— start Recorded data —

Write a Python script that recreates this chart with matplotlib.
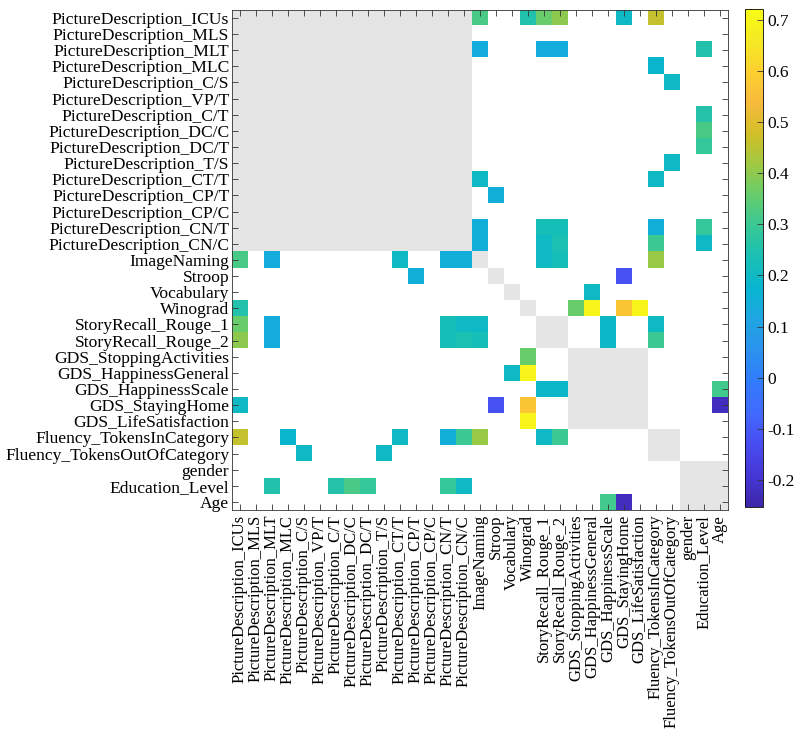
import numpy as np
import matplotlib
matplotlib.use('Agg')
import matplotlib.pyplot as plt
from matplotlib.colors import LinearSegmentedColormap, ListedColormap

labels = ['PictureDescription_ICUs', 'PictureDescription_MLS', 'PictureDescription_MLT',
          'PictureDescription_MLC', 'PictureDescription_C/S', 'PictureDescription_VP/T',
          'PictureDescription_C/T', 'PictureDescription_DC/C', 'PictureDescription_DC/T',
          'PictureDescription_T/S', 'PictureDescription_CT/T', 'PictureDescription_CP/T',
          'PictureDescription_CP/C', 'PictureDescription_CN/T', 'PictureDescription_CN/C',
          'ImageNaming', 'Stroop', 'Vocabulary', 'Winograd',
          'StoryRecall_Rouge_1', 'StoryRecall_Rouge_2',
          'GDS_StoppingActivities', 'GDS_HappinessGeneral', 'GDS_HappinessScale',
          'GDS_StayingHome', 'GDS_LifeSatisfaction',
          'Fluency_TokensInCategory', 'Fluency_TokensOutOfCategory',
          'gender', 'Education_Level', 'Age']

# tasks grouped together (within-group cells are greyed out)
group_sizes = [15, 1, 1, 1, 1, 2, 5, 2, 3]

# significant correlations (upper triangle, row index, col index, r)
pair_rows = [0, 0, 0, 0, 0, 0,
             2, 2, 2, 2,
             3, 4, 6, 7, 8, 9,
             10, 10, 11,
             13, 13, 13, 13, 13,
             14, 14, 14, 14, 14,
             15, 15, 15,
             16, 17,
             18, 18, 18, 18,
             19, 19, 20, 20,
             23, 24]
pair_cols = [15, 18, 19, 20, 24, 26,
             15, 19, 20, 29,
             26, 27, 29, 29, 29, 27,
             15, 26, 16,
             15, 19, 20, 26, 29,
             15, 19, 20, 26, 29,
             19, 20, 26,
             24, 22,
             21, 22, 24, 25,
             23, 26, 23, 26,
             30, 30]
pair_vals = [0.32, 0.25, 0.36, 0.40, 0.20, 0.46,
             0.14, 0.14, 0.14, 0.25,
             0.18, 0.20, 0.26, 0.32, 0.29, 0.20,
             0.20, 0.20, 0.15,
             0.15, 0.23, 0.23, 0.15, 0.29,
             0.15, 0.20, 0.24, 0.30, 0.20,
             0.20, 0.23, 0.41,
             -0.12, 0.20,
             0.36, 0.70, 0.57, 0.70,
             0.19, 0.20, 0.19, 0.30,
             0.31, -0.22]

# MATLAB parula (every 4th entry)
parula_pts = [[0.2422, 0.1504, 0.6603], [0.2706, 0.2147, 0.8364], [0.2813, 0.3006, 0.9414],
              [0.2602, 0.4123, 0.9952], [0.1963, 0.4847, 0.9892], [0.1687, 0.5703, 0.9359],
              [0.1248, 0.6459, 0.8883], [0.0297, 0.7082, 0.8163], [0.0964, 0.7500, 0.7120],
              [0.2161, 0.7843, 0.5923], [0.3909, 0.8029, 0.4354], [0.6174, 0.7876, 0.2612],
              [0.8203, 0.7498, 0.1535], [0.9728, 0.7298, 0.2394], [0.9892, 0.8136, 0.1885],
              [0.9597, 0.9135, 0.1423], [0.9769, 0.9839, 0.0805]]
parula = LinearSegmentedColormap.from_list('parula', parula_pts)

n = len(labels)
corr = np.full((n, n), np.nan)
for i, j, v in zip(pair_rows, pair_cols, pair_vals):
    corr[i, j] = v
    corr[j, i] = v

grey = np.full((n, n), np.nan)
start = 0
for g in group_sizes:
    grey[start:start + g, start:start + g] = 1
    start += g

plt.rcParams['font.family'] = 'Liberation Serif'
fig = plt.figure(figsize=(8, 7.42), dpi=100)
ax = fig.add_axes([0.29, 0.3127, 0.62, 0.674])

ax.imshow(np.ma.masked_invalid(grey), cmap=ListedColormap(['#e5e5e5']), aspect='auto',
          interpolation='nearest')
im = ax.imshow(np.ma.masked_invalid(corr), cmap=parula, vmin=-0.253, vmax=0.721,
               aspect='auto', interpolation='nearest')

ax.set_xticks(range(n))
ax.set_yticks(range(n))
ax.set_xticklabels(labels, rotation=90, fontsize=12)
ax.set_yticklabels(labels, fontsize=12.6)
ax.tick_params(direction='in', length=4, width=0.6, top=True, right=True,
               color='#333333')
ax.tick_params(axis='y', pad=2)
for s in ax.spines.values():
    s.set_linewidth(0.6)
    s.set_color('#333333')

cax = fig.add_axes([0.931, 0.3167, 0.0225, 0.671])
cb = fig.colorbar(im, cax=cax)
cb.set_ticks([-0.2, -0.1, 0, 0.1, 0.2, 0.3, 0.4, 0.5, 0.6, 0.7])
cb.set_ticklabels(['-0.2', '-0.1', '0', '0.1', '0.2', '0.3', '0.4', '0.5', '0.6', '0.7'])
cb.ax.tick_params(direction='in', length=4, width=0.6, labelsize=12.5, color='#333333')
cb.outline.set_linewidth(0.6)

fig.savefig('out.png', dpi=100)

— end Recorded data —

The request:
Write down every line from the opening of the listing to the line with "group_sizes = [15, 1, 1, 1, 1, 2, 5, 2, 3]", both included, and nothing else; the pictures are omitted.

Solved problem:
Write a Python script that recreates this chart with matplotlib.
import numpy as np
import matplotlib
matplotlib.use('Agg')
import matplotlib.pyplot as plt
from matplotlib.colors import LinearSegmentedColormap, ListedColormap

labels = ['PictureDescription_ICUs', 'PictureDescription_MLS', 'PictureDescription_MLT',
          'PictureDescription_MLC', 'PictureDescription_C/S', 'PictureDescription_VP/T',
          'PictureDescription_C/T', 'PictureDescription_DC/C', 'PictureDescription_DC/T',
          'PictureDescription_T/S', 'PictureDescription_CT/T', 'PictureDescription_CP/T',
          'PictureDescription_CP/C', 'PictureDescription_CN/T', 'PictureDescription_CN/C',
          'ImageNaming', 'Stroop', 'Vocabulary', 'Winograd',
          'StoryRecall_Rouge_1', 'StoryRecall_Rouge_2',
          'GDS_StoppingActivities', 'GDS_HappinessGeneral', 'GDS_HappinessScale',
          'GDS_StayingHome', 'GDS_LifeSatisfaction',
          'Fluency_TokensInCategory', 'Fluency_TokensOutOfCategory',
          'gender', 'Education_Level', 'Age']

# tasks grouped together (within-group cells are greyed out)
group_sizes = [15, 1, 1, 1, 1, 2, 5, 2, 3]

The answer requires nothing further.